● Exercise directions: Repeat everything from the first line of the listing below through the line that contains "471, 424, 453, 518, 513, 510]", exactly. Leave out pictures.

● Provided data:
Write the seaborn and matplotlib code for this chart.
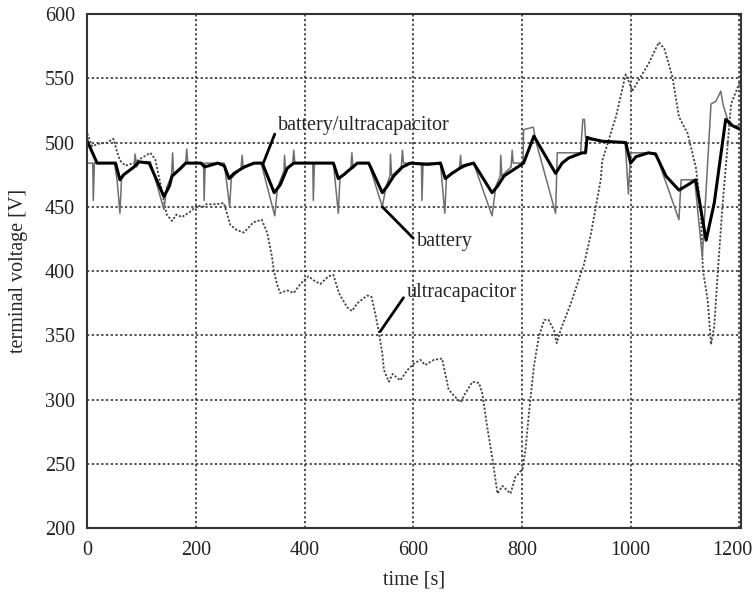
import matplotlib
matplotlib.use("Agg")
import matplotlib.pyplot as plt
import matplotlib.transforms as mtransforms
import seaborn as sns
import pandas as pd

# Combined battery/ultracapacitor terminal voltage (thick black)
combo_t = [0, 18, 52, 60, 67, 86, 95, 114, 141, 151, 156, 172, 181, 209, 216, 240, 252, 261,
           270, 289, 307, 322, 344, 355, 368, 380, 429, 453, 462, 472, 497, 518, 543, 552,
           564, 580, 595, 626, 650, 659, 671, 693, 711, 745, 755, 767, 785, 803, 822, 862,
           874, 886, 911, 917, 920, 927, 948, 991, 1000, 1010, 1033, 1046, 1065, 1089, 1105,
           1120, 1139, 1154, 1175, 1188, 1203]
combo_v = [501, 484, 484, 471, 475, 481, 485, 484, 458, 466, 474, 480, 484, 484, 481, 484, 482, 472,
           476, 481, 484, 484, 461, 467, 480, 484, 484, 484, 472, 475, 484, 484, 461, 466,
           474, 481, 484, 483, 484, 472, 476, 482, 484, 461, 466, 474, 479, 484, 505, 476,
           484, 488, 492, 492, 504, 503, 501, 500, 484, 489, 492, 491, 474, 463, 467,
           471, 424, 453, 518, 513, 510]

# Battery-only terminal voltage (thin grey)
batt_t = [0, 10, 11, 13, 50, 55, 60, 63, 70, 86, 88, 91, 95, 116, 141, 146, 155, 157, 159, 170,
          181, 183, 185, 214, 215, 217, 252, 262, 265, 283, 285, 287, 307, 320, 345, 350, 362,
          363, 365, 378, 380, 382, 415, 416, 418, 453, 462, 465, 485, 487, 489, 497, 518, 543,
          550, 557, 558, 560, 578, 580, 582, 615, 616, 618, 650, 658, 661, 685, 687, 689, 711,
          745, 752, 760, 761, 763, 780, 782, 784, 802, 803, 821, 825, 862, 865, 908, 912, 915,
          917, 927, 990, 996, 1000, 1046, 1089, 1093, 1118, 1132, 1148, 1157, 1166, 1170, 1182,
          1203]
batt_v = [484, 484, 455, 484, 484, 470, 445, 472, 476, 481, 491, 481, 485, 485, 448, 465, 474, 492,
          474, 480, 484, 495, 484, 484, 455, 484, 484, 450, 472, 480, 490, 480, 484, 484, 443, 465,
          478, 490, 478, 484, 494, 484, 484, 455, 484, 484, 445, 472, 480, 492, 480, 484, 484, 450,
          466, 474, 491, 474, 481, 494, 484, 484, 455, 484, 484, 445, 472, 480, 490, 480, 484,
          443, 466, 474, 490, 474, 481, 494, 484, 484, 510, 512, 502, 445, 492, 492, 518, 518,
          504, 502, 500, 460, 492, 492, 440, 471, 471, 411, 530, 532, 540, 530, 513,
          513]

# Ultracapacitor-only terminal voltage (dotted grey)
uc_t = [0, 9, 20, 37, 48, 54, 60, 70, 85, 100, 116, 125, 137, 143, 146, 156, 164, 174, 189, 202,
        213, 219, 238, 251, 257, 263, 275, 288, 306, 321, 331, 340, 343, 349, 355, 368, 380, 392,
        407, 416, 429, 444, 453, 463, 478, 487, 497, 515, 523, 530, 536, 543, 546, 555, 562, 576,
        589, 601, 613, 622, 638, 653, 665, 675, 687, 693, 709, 721, 727, 736, 745, 755, 764, 779,
        788, 801, 807, 813, 822, 831, 841, 849, 859, 864, 871, 890, 914, 927, 936, 945, 948, 973,
        991, 1000, 1003, 1034, 1052, 1062, 1077, 1089, 1105, 1120, 1129, 1133, 1142, 1148, 1154,
        1160, 1169, 1185, 1203]
uc_v = [507, 497, 499, 500, 503, 494, 486, 482, 484, 488, 492, 487, 463, 450, 444, 439, 444, 442,
        446, 451, 450, 452, 452, 453, 445, 436, 432, 430, 438, 440, 430, 411, 401, 390, 383, 385,
        383, 390, 396, 393, 390, 396, 397, 383, 372, 369, 375, 381, 380, 367, 354, 336, 323, 314,
        320, 315, 323, 328, 331, 327, 331, 332, 308, 303, 298, 303, 314, 313, 305, 279, 256, 227,
        233, 227, 240, 246, 263, 290, 326, 349, 362, 362, 354, 344, 354, 375, 405, 429, 450, 471,
        486, 520, 553, 544, 540, 562, 578, 573, 551, 520, 507, 481, 450, 401, 377, 343, 357, 396,
        450, 530, 549]

x_ticks = [0, 200, 400, 600, 800, 1000, 1200]
y_ticks = [200, 250, 300, 350, 400, 450, 500, 550, 600]

sns.set_style("white")
plt.rcParams["font.family"] = ["Liberation Serif", "DejaVu Serif"]

fig = plt.figure(figsize=(7.56, 5.96), dpi=100)
ax = fig.add_axes([0.1155, 0.1136, 0.8645, 0.863])

uc_df = pd.DataFrame({"t": uc_t, "v": uc_v})
batt_df = pd.DataFrame({"t": batt_t, "v": batt_v})
combo_df = pd.DataFrame({"t": combo_t, "v": combo_v})

sns.lineplot(data=uc_df, x="t", y="v", ax=ax, sort=False, estimator=None,
             color="#444444", linewidth=1.3, linestyle=(0, (1.2, 1.0)))
sns.lineplot(data=batt_df, x="t", y="v", ax=ax, sort=False, estimator=None,
             color="#6e6e6e", linewidth=1.1)
sns.lineplot(data=combo_df, x="t", y="v", ax=ax, sort=False, estimator=None,
             color="black", linewidth=2.2)

ax.set_xlim(0, 1203)
ax.set_ylim(200, 600)
ax.set_xticks(x_ticks)
ax.set_yticks(y_ticks)
ax.grid(True, color="#222222", linestyle=(0, (1.5, 1.6)), linewidth=1.1)
ax.set_axisbelow(True)
ax.tick_params(direction="in", length=5, width=1, labelsize=14.5, pad=9, colors="#222222")
for s in ax.spines.values():
    s.set_color("#333333")
    s.set_linewidth(1.5)

# keep the last time label inside the canvas
last = ax.get_xticklabels()[-1]
last.set_transform(last.get_transform() +
                   mtransforms.ScaledTranslation(-7 / 100, 0, fig.dpi_scale_trans))

ax.set_xlabel("time [s]", fontsize=14.5, labelpad=8)
ax.set_ylabel("terminal voltage [V]", fontsize=14.5, labelpad=12)

line_kw = dict(arrowstyle="-", color="black", lw=2, shrinkA=0, shrinkB=0, relpos=(0, 0.5))
ax.annotate("battery/ultracapacitor", xy=(323, 483), xytext=(351, 513),
            fontsize=14.5, ha="left", va="center", arrowprops=line_kw)
ax.annotate("battery", xy=(543, 450), xytext=(606, 423),
            fontsize=14.5, ha="left", va="center", arrowprops=line_kw)
ax.annotate("ultracapacitor", xy=(539, 353), xytext=(588, 383),
            fontsize=14.5, ha="left", va="center", arrowprops=line_kw)

fig.savefig("out.png", dpi=100)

● Problem solution:
Write the seaborn and matplotlib code for this chart.
import matplotlib
matplotlib.use("Agg")
import matplotlib.pyplot as plt
import matplotlib.transforms as mtransforms
import seaborn as sns
import pandas as pd

# Combined battery/ultracapacitor terminal voltage (thick black)
combo_t = [0, 18, 52, 60, 67, 86, 95, 114, 141, 151, 156, 172, 181, 209, 216, 240, 252, 261,
           270, 289, 307, 322, 344, 355, 368, 380, 429, 453, 462, 472, 497, 518, 543, 552,
           564, 580, 595, 626, 650, 659, 671, 693, 711, 745, 755, 767, 785, 803, 822, 862,
           874, 886, 911, 917, 920, 927, 948, 991, 1000, 1010, 1033, 1046, 1065, 1089, 1105,
           1120, 1139, 1154, 1175, 1188, 1203]
combo_v = [501, 484, 484, 471, 475, 481, 485, 484, 458, 466, 474, 480, 484, 484, 481, 484, 482, 472,
           476, 481, 484, 484, 461, 467, 480, 484, 484, 484, 472, 475, 484, 484, 461, 466,
           474, 481, 484, 483, 484, 472, 476, 482, 484, 461, 466, 474, 479, 484, 505, 476,
           484, 488, 492, 492, 504, 503, 501, 500, 484, 489, 492, 491, 474, 463, 467,
           471, 424, 453, 518, 513, 510]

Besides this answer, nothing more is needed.